| Category: General
Not surprisingly, students in the affected classrooms learned more than they have all year.
Old School Texas Police Chief: Ok we’ll position 3 officers by the southern window here and 2 by each door perpendicular side of the room and get them in a fatal funnel. That’ll teach those c00ns to try and teach their CRT nonsense-
Police Officer with Average intelligence: Uh, Chief. I think we’re dealing with **actual** raccoons here. You know, trash pandas.
Old School Texas Police Chief: Oh god, you mean they’re part of the CCP?!
“I once saw a pack of wild dogs take over and successfully run a Wendy’s!”
They’re doing their best, okay?
Texas GOP desperately trying to figure out how to make sure those raccoons have guns. To protect the children, of course.

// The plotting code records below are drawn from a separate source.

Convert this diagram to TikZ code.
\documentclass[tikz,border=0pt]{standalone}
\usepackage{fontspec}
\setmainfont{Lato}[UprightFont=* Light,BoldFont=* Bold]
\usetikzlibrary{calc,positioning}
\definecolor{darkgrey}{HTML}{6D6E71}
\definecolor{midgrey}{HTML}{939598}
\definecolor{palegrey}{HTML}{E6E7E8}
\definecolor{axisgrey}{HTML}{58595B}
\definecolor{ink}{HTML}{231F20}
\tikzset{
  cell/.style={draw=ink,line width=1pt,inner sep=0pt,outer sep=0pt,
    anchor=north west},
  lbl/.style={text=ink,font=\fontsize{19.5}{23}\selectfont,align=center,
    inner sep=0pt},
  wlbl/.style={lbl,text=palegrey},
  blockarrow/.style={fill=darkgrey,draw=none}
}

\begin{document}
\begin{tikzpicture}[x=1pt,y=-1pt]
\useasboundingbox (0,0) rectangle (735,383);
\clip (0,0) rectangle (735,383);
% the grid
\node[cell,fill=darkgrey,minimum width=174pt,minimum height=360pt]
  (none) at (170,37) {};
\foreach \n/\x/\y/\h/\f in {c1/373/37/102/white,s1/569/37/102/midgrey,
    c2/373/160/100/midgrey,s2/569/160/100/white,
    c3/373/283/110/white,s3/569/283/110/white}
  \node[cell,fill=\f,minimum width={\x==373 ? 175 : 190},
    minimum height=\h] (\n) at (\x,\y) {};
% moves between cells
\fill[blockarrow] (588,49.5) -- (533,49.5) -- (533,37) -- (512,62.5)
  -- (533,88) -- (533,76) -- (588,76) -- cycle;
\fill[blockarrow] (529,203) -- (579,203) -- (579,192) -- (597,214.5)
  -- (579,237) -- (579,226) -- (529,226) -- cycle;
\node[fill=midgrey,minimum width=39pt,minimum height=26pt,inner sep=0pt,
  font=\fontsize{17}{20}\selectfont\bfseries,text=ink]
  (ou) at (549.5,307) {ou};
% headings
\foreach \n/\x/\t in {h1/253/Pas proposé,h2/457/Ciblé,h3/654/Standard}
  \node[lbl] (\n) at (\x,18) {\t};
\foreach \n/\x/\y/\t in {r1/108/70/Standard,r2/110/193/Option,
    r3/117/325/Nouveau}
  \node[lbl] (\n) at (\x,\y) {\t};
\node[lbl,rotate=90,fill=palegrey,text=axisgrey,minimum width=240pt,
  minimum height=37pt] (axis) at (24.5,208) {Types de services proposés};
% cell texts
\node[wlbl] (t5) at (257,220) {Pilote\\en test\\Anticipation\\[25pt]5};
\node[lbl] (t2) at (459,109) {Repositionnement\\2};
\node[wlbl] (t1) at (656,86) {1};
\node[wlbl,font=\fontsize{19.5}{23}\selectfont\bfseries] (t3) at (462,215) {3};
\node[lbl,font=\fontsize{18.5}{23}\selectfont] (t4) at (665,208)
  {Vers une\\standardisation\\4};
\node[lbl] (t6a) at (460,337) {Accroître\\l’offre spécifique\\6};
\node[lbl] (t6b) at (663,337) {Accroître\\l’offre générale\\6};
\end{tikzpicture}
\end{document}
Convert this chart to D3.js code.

Good pets for biology class.
Someone should make a clip of this with the sound track from “The Good the Bad And the Ugly.” You have the students, the raccoon and the cops.
Did the animal control wait hours before doing anything?
“The raccoon problem is under control. They have their part of the town and we have ours.”
They were removed quickly after asserting that women might be people too.
Don’t worry, the police will move in within the next 5-6 hours once the racoons have already done their damage and moved on.
Where’s Leslie Knope when you need her
Considering the teacher shortage and the fact that TX despises public education, Gov Abbot has declared that they are now teachers!